11 August, 2022

The TCO equation

23 August, 2017

Dr. Cameron Watson, general manager, lubricants technology-OEM & direct sector, considers the importance of a wider understanding of the critical part lubricants play throughout the operational life of plant and equipment.

Within the industrial sphere, total cost of ownership (TCO) is a term that refers to calculating as accurately as possible the cost of running and maintaining a piece of plant & equipment over its operational lifetime. Disciplines surrounding reducing TCO-related costs are often not realised nearly as effectively as they could be, resulting in equipment suppliers, their customers and partners leaving money on the table and not fulfilling all the opportunities that are there in front of them.

In the case of industrial lubricants, most people are aware this is an area that touches almost every part of an industrial business in terms of operations. They are a universal part of machines and applications and yet there remains a sizeable knowledge gap surrounding industrial lubricants among end users and OEMs, resulting in a potential money drain. This is why companies such as Shell are addressing this lack of understanding head on by putting significant effort into technical services, service tools and smart technologies. We believe this will make a major difference in helping customers achieve many performance and cost benefits that are there for the taking. Consequently, this drive for value is actually driving technology and innovation and introduction new technologies, pieces of hardware, liquids and platforms.

Significant loss of business value

When companies buy a piece of equipment such as a mining dump truck or excavator, they spend some capital to acquire it. Then, through the lifetime of that machine companies are spending money on fuel and consumables etc. to make sure they can run it. Also, of course, a really significant element of value regarding the equipment is its productivity. Therefore, anything that goes wrong with that machine can lead to significant loss of business value; less production of energy, parts and components. This can sometimes be the overwhelming element of the total cost of ownership equation.

So, where does lubricants come into this? Understanding TCO well enables companies to make decisions, and if they don't understand TCO – and things such as the contribution of lubricants – companies are likely to make some bad decisions that can have some significant business and operational consequences.

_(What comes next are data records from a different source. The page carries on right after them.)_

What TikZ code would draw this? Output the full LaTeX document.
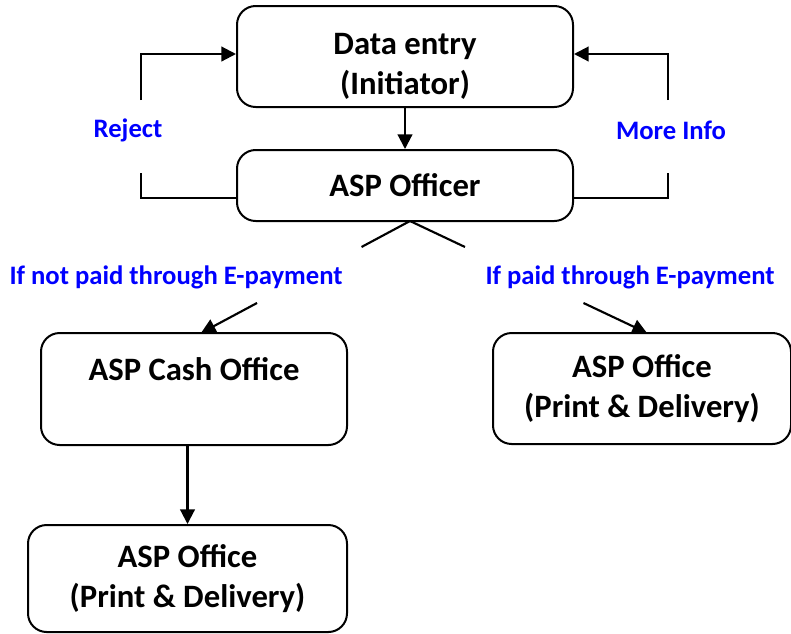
\documentclass[tikz,border=0pt]{standalone}
\usepackage{fontspec}
\setmainfont{Carlito}
\usepackage{tikz}
\usetikzlibrary{arrows.meta,calc}

\begin{document}
\begin{tikzpicture}[x=0.75pt, y=-0.75pt,
  box/.style={draw=black, line width=1.5pt, rounded corners=14pt, align=center,
    inner sep=0pt, font=\bfseries\fontsize{24.5}{30}\selectfont},
  choice/.style={text=blue, font=\bfseries\fontsize{20}{24}\selectfont},
  link/.style={line width=1.6pt},
  arr/.style={line width=1.6pt, -{Triangle[length=11pt,width=11pt]}}]

\useasboundingbox (0,0) rectangle (791,633);

% Initiator and officer
\path
(405,56.5) node[box, minimum width=252pt, minimum height=75.75pt, text height=60pt] (entry) {Data entry\\(Initiator)}
(405,185.5) node[box, minimum width=252pt, minimum height=53.25pt] (officer) {ASP Officer};

\draw[arr] (entry.south) -- (officer.north);

% Reject loop
\coordinate (rejbot) at (141,198);
\coordinate (rejtop) at (141,54);
\path (128,130) node[choice] (reject) {Reject};
\draw[link] (officer.west |- rejbot) -- (rejbot) -- (141,173);
\draw[arr] (141,100) -- (rejtop) -- (entry.west |- rejtop);

% More info loop
\coordinate (infobot) at (668,198);
\coordinate (infotop) at (668,54);
\path (671,130) node[choice] (moreinfo) {More Info};
\draw[link] (officer.east |- infobot) -- (infobot) -- (668,173);
\draw[arr] (668,100) -- (infotop) -- (entry.east |- infotop);

% Payment branches
\path
(194,389) node[box, minimum width=229.5pt, minimum height=84pt] (cash) {ASP Cash Office\\\mbox{}}
(642,388.5) node[box, minimum width=223.5pt, minimum height=83.25pt] (printR) {ASP Office\\(Print \& Delivery)}
(187.5,578.5) node[box, minimum width=239.25pt, minimum height=80.25pt] (printL) {ASP Office\\(Print \& Delivery)};

\path
(176,277) node[choice] (notpaid) {If not paid through E-payment}
(630,277) node[choice] (paid) {If paid through E-payment};

\coordinate (split) at (410,221);
\coordinate (cashin) at (201,333);
\coordinate (printin) at (647,333);

\draw[link] (split) -- ($(split)!0.232!(cashin)$);
\draw[arr] ($(split)!0.732!(cashin)$) -- (cashin);
\draw[link] (split) -- ($(split)!0.232!(printin)$);
\draw[arr] ($(split)!0.732!(printin)$) -- (printin);

\draw[arr] (cash.south -| printL.north) -- (printL.north);

\end{tikzpicture}
\end{document}
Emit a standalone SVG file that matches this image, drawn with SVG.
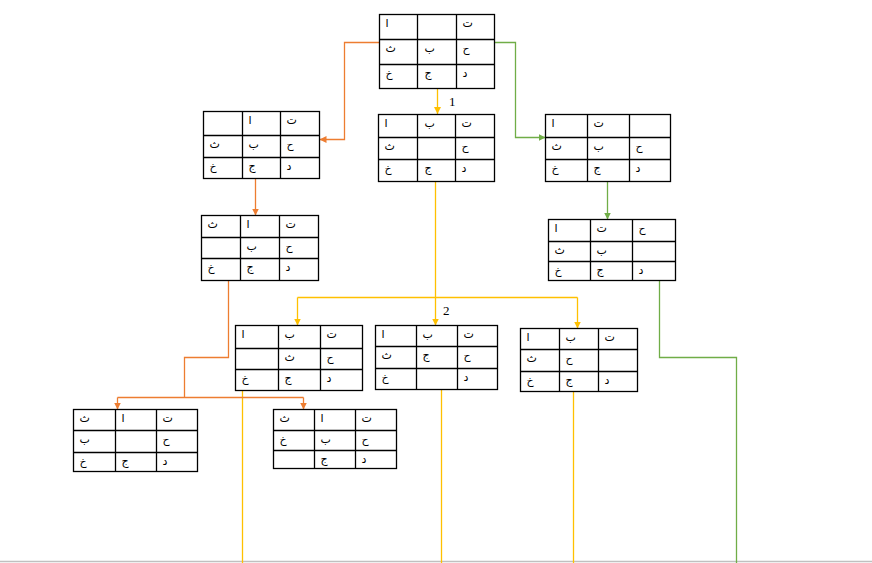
<svg xmlns="http://www.w3.org/2000/svg" width="872" height="563" viewBox="0 0 872 563">
<style>
.grid{fill:#fff;stroke:#000;stroke-width:1.3}
.gl{stroke:#000;stroke-width:1.3}
.t{font-family:"DejaVu Sans",sans-serif;font-size:11px;fill:#000}
.lbl{font-family:"Liberation Serif",serif;font-size:13px;fill:#000}
.cy{fill:none;stroke:#FFC000;stroke-width:1.3}
.co{fill:none;stroke:#ED7D31;stroke-width:1.3}
.cg{fill:none;stroke:#70AD47;stroke-width:1.3}
</style>
<defs>
<marker id="ay" viewBox="0 0 10 10" refX="10" refY="5" markerUnits="userSpaceOnUse" markerWidth="7" markerHeight="7" orient="auto"><path d="M0,0 L10,5 L0,10 z" fill="#FFC000"/></marker>
<marker id="ao" viewBox="0 0 10 10" refX="10" refY="5" markerUnits="userSpaceOnUse" markerWidth="7" markerHeight="7" orient="auto"><path d="M0,0 L10,5 L0,10 z" fill="#ED7D31"/></marker>
<marker id="ag" viewBox="0 0 10 10" refX="10" refY="5" markerUnits="userSpaceOnUse" markerWidth="7" markerHeight="7" orient="auto"><path d="M0,0 L10,5 L0,10 z" fill="#70AD47"/></marker>
</defs>
<rect width="872" height="563" fill="#fff"/>
<line x1="0" y1="561.5" x2="872" y2="561.5" stroke="#c0c0c0" stroke-width="1.5"/>

<g id="connectors">
<path class="cy" d="M437.5,89 V114" marker-end="url(#ay)"/>
<path class="cy" d="M435.5,181.5 V297.5"/>
<path class="cy" d="M297.5,297.5 H577.5"/>
<path class="cy" d="M297.5,297.5 V325.5" marker-end="url(#ay)"/>
<path class="cy" d="M435.5,297.5 V325.5" marker-end="url(#ay)"/>
<path class="cy" d="M577.5,297.5 V328.5" marker-end="url(#ay)"/>
<path class="cy" d="M242.5,390.5 V563"/>
<path class="cy" d="M441.5,389.5 V563"/>
<path class="cy" d="M573.5,391.5 V563"/>
<path class="co" d="M379.5,42.5 H344.5 V139.5 H319.5" marker-end="url(#ao)"/>
<path class="co" d="M255.5,178.5 V215.5" marker-end="url(#ao)"/>
<path class="co" d="M228.5,280.5 V357.5 H184.5 V397.5"/>
<path class="co" d="M117.5,397.5 H303.5"/>
<path class="co" d="M117.5,397.5 V409.5" marker-end="url(#ao)"/>
<path class="co" d="M303.5,397.5 V409.5" marker-end="url(#ao)"/>
<path class="cg" d="M494.5,42.5 H515.5 V137.5 H545.5" marker-end="url(#ag)"/>
<path class="cg" d="M607.5,181.5 V219.5" marker-end="url(#ag)"/>
<path class="cg" d="M659.5,280.5 V357.5 H736.5 V563"/>
</g>
<text class="lbl" x="449" y="106">1</text>
<text class="lbl" x="443" y="315">2</text>

<g id="t0">
<rect class="grid" x="379.5" y="14.5" width="115" height="74"/>
<path class="gl" d="M417.5,14.5 V88.5 M456.5,14.5 V88.5 M379.5,39.5 H494.5 M379.5,64.5 H494.5"/>
<text class="t" x="385.5" y="26.5">ا</text><text class="t" x="462.5" y="26.5">ت</text>
<text class="t" x="385.5" y="51.5">ث</text><text class="t" x="424.5" y="51.5">ب</text><text class="t" x="462.5" y="51.5">ح</text>
<text class="t" x="385.5" y="76.5">خ</text><text class="t" x="424.5" y="76.5">ج</text><text class="t" x="462.5" y="76.5">د</text>
</g>

<g id="t1">
<rect class="grid" x="378.5" y="114.5" width="116" height="67"/>
<path class="gl" d="M417.5,114.5 V181.5 M455.5,114.5 V181.5 M378.5,137.5 H494.5 M378.5,159.5 H494.5"/>
<text class="t" x="384.5" y="126.5">ا</text><text class="t" x="424.5" y="126.5">ب</text><text class="t" x="461.5" y="126.5">ت</text>
<text class="t" x="384.5" y="149.5">ث</text><text class="t" x="461.5" y="149.5">ح</text>
<text class="t" x="384.5" y="171.5">خ</text><text class="t" x="424.5" y="171.5">ج</text><text class="t" x="461.5" y="171.5">د</text>
</g>

<g id="l1">
<rect class="grid" x="203.5" y="111.5" width="116" height="67"/>
<path class="gl" d="M242.5,111.5 V178.5 M280.5,111.5 V178.5 M203.5,135.5 H319.5 M203.5,157.5 H319.5"/>
<text class="t" x="248.5" y="123.5">ا</text><text class="t" x="286.5" y="123.5">ت</text>
<text class="t" x="209.5" y="147.5">ث</text><text class="t" x="248.5" y="147.5">ب</text><text class="t" x="286.5" y="147.5">ح</text>
<text class="t" x="209.5" y="169.5">خ</text><text class="t" x="248.5" y="169.5">ج</text><text class="t" x="286.5" y="169.5">د</text>
</g>

<g id="l2">
<rect class="grid" x="201.5" y="215.5" width="117" height="65"/>
<path class="gl" d="M240.5,215.5 V280.5 M279.5,215.5 V280.5 M201.5,237.5 H318.5 M201.5,258.5 H318.5"/>
<text class="t" x="207.5" y="227.5">ث</text><text class="t" x="246.5" y="227.5">ا</text><text class="t" x="285.5" y="227.5">ت</text>
<text class="t" x="246.5" y="249.5">ب</text><text class="t" x="285.5" y="249.5">ح</text>
<text class="t" x="207.5" y="270.5">خ</text><text class="t" x="246.5" y="270.5">ج</text><text class="t" x="285.5" y="270.5">د</text>
</g>

<g id="r1">
<rect class="grid" x="545.5" y="114.5" width="125" height="67"/>
<path class="gl" d="M587.5,114.5 V181.5 M629.5,114.5 V181.5 M545.5,137.5 H670.5 M545.5,159.5 H670.5"/>
<text class="t" x="551.5" y="126.5">ا</text><text class="t" x="593.5" y="126.5">ت</text>
<text class="t" x="551.5" y="149.5">ث</text><text class="t" x="593.5" y="149.5">ب</text><text class="t" x="635.5" y="149.5">ح</text>
<text class="t" x="551.5" y="171.5">خ</text><text class="t" x="593.5" y="171.5">ج</text><text class="t" x="635.5" y="171.5">د</text>
</g>

<g id="r2">
<rect class="grid" x="548.5" y="219.5" width="127" height="61"/>
<path class="gl" d="M590.5,219.5 V280.5 M632.5,219.5 V280.5 M548.5,241.5 H675.5 M548.5,261.5 H675.5"/>
<text class="t" x="554.5" y="231.5">ا</text><text class="t" x="596.5" y="231.5">ت</text><text class="t" x="638.5" y="231.5">ح</text>
<text class="t" x="554.5" y="253.5">ث</text><text class="t" x="596.5" y="253.5">ب</text>
<text class="t" x="554.5" y="273.5">خ</text><text class="t" x="596.5" y="273.5">ج</text><text class="t" x="638.5" y="273.5">د</text>
</g>

<g id="m1">
<rect class="grid" x="235.5" y="325.5" width="127" height="65"/>
<path class="gl" d="M278.5,325.5 V390.5 M320.5,325.5 V390.5 M235.5,348.5 H362.5 M235.5,369.5 H362.5"/>
<text class="t" x="241.5" y="337.5">ا</text><text class="t" x="284.5" y="337.5">ب</text><text class="t" x="326.5" y="337.5">ت</text>
<text class="t" x="284.5" y="360.5">ث</text><text class="t" x="326.5" y="360.5">ح</text>
<text class="t" x="241.5" y="381.5">خ</text><text class="t" x="284.5" y="381.5">ج</text><text class="t" x="326.5" y="381.5">د</text>
</g>

<g id="m2">
<rect class="grid" x="375.5" y="325.5" width="122" height="64"/>
<path class="gl" d="M416.5,325.5 V389.5 M457.5,325.5 V389.5 M375.5,346.5 H497.5 M375.5,368.5 H497.5"/>
<text class="t" x="381.5" y="337.5">ا</text><text class="t" x="422.5" y="337.5">ب</text><text class="t" x="463.5" y="337.5">ت</text>
<text class="t" x="381.5" y="358.5">ث</text><text class="t" x="422.5" y="358.5">ج</text><text class="t" x="463.5" y="358.5">ح</text>
<text class="t" x="381.5" y="380.5">خ</text><text class="t" x="463.5" y="380.5">د</text>
</g>

<g id="m3">
<rect class="grid" x="520.5" y="328.5" width="117" height="63"/>
<path class="gl" d="M559.5,328.5 V391.5 M598.5,328.5 V391.5 M520.5,349.5 H637.5 M520.5,371.5 H637.5"/>
<text class="t" x="526.5" y="340.5">ا</text><text class="t" x="565.5" y="340.5">ب</text><text class="t" x="604.5" y="340.5">ت</text>
<text class="t" x="526.5" y="361.5">ث</text><text class="t" x="565.5" y="361.5">ح</text>
<text class="t" x="526.5" y="383.5">خ</text><text class="t" x="565.5" y="383.5">ج</text><text class="t" x="604.5" y="383.5">د</text>
</g>

<g id="ll1">
<rect class="grid" x="73.5" y="409.5" width="124" height="62"/>
<path class="gl" d="M115.5,409.5 V471.5 M156.5,409.5 V471.5 M73.5,430.5 H197.5 M73.5,452.5 H197.5"/>
<text class="t" x="79.5" y="421.5">ث</text><text class="t" x="121.5" y="421.5">ا</text><text class="t" x="162.5" y="421.5">ت</text>
<text class="t" x="79.5" y="442.5">ب</text><text class="t" x="162.5" y="442.5">ح</text>
<text class="t" x="79.5" y="464.5">خ</text><text class="t" x="121.5" y="464.5">ج</text><text class="t" x="162.5" y="464.5">د</text>
</g>

<g id="ll2">
<rect class="grid" x="273.5" y="409.5" width="123" height="59"/>
<path class="gl" d="M314.5,409.5 V468.5 M355.5,409.5 V468.5 M273.5,430.5 H396.5 M273.5,450.5 H396.5"/>
<text class="t" x="279.5" y="421.5">ث</text><text class="t" x="320.5" y="421.5">ا</text><text class="t" x="361.5" y="421.5">ت</text>
<text class="t" x="279.5" y="442.5">خ</text><text class="t" x="320.5" y="442.5">ب</text><text class="t" x="361.5" y="442.5">ح</text>
<text class="t" x="320.5" y="462.5">ج</text><text class="t" x="361.5" y="462.5">د</text>
</g>
</svg>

In terms of investment costs, when it comes sourcing lubricants and greases companies have to spend some money to acquire the products, and ideally the right products for the specific tasks at hand. There are then many other associated costs associated with maintenance, shipping, handling, training, analysis, monitoring etc., and companies have to invest a greater sum to ensure they can manage their fluids properly within their applications.

However, this should really be seen as a wise investment, because if this is done well – or indeed badly – either way, this will have a significant impact on other associated costs; whether in terms of any necessary additional maintenance costs, or money needed for purchasing and shipping parts and components when equipment breaks down. Also, and perhaps most overwhelmingly, if the business cannot operate machinery because of equipment issues related to, say, lubrication, the cost of a power plant, mine or steel mill shutting down operation is likely to be many orders of magnitude greater than the cost of the most expensive lubricant it could source.

Performance monitoring

In order to optimise the contribution lubricants can make to the efficient and reliable running of your machines, two main factors should be borne in mind. First, you must select and source the right product; it may not be the cheapest or the most expensive, but the one that is most suited to your equipment in order that you can fulfil the cycle and performance that you require. However, critical as correct sourcing is, this in itself is definitely not enough. So, the second point to make is that the management of lubrication – how you take care of the machine, how you monitor the performance of the fluid, how you look after it and store it and how you undertake analysis – is every bit as important as it is selecting the right product.

Over the past few years, Shell has increased its focus on the business-to-business space in order to enable customers to extract as much value as they can from our services and offerings. The result has been a significant increase in customers that call on us to provide added value around TCO. However, there remain many companies who are yet to really grasp the importance of TCO best practice, as a recent Shell poll looking at customer perceptions showed (see the research findings panel).

Regardless of what industrial sector you operate within – whether it be power, mining, construction, agriculture, fleet manufacturing or a host of others – the importance of sourcing and maintaining the correct type of lubricants for your plant and equipment cannot be overemphasised in order to keep your machinery in tip-top condition, operational and profitable over its operational life.

Research findings

A study, commissioned by Shell Lubricants and conducted by research firm Edelman Intelligence, polled 493 decision-makers in the manufacturing industry in eight countries (Brazil, Canada, China, Germany, India, Russia, the UK and the US) from November to December 2015. Some of the key findings were as follows:

 The impact of lubrication is underrated

• 59% of companies believe they can reduce costs by >5% through lubricant selection and/or management. However, only 1 in 4 think savings could exceed 10%.

[subhead] The benefits of higher quality lubricants are overlooked

• 61% do not expect a higher quality lubricant to help reduce unplanned downtime.

• Only 46% of companies believe product performance should be an important consideration when purchasing lubricants.

• 43% do not believe choosing higher quality lubricants can help improve productivity.

Lack of training and lack of process are obstacles to effective lubrication

• 63% of businesses think they do not conduct staff training on lubricants and greases as regularly as they should, and only 42% have all the correct lubrication management procedures in place.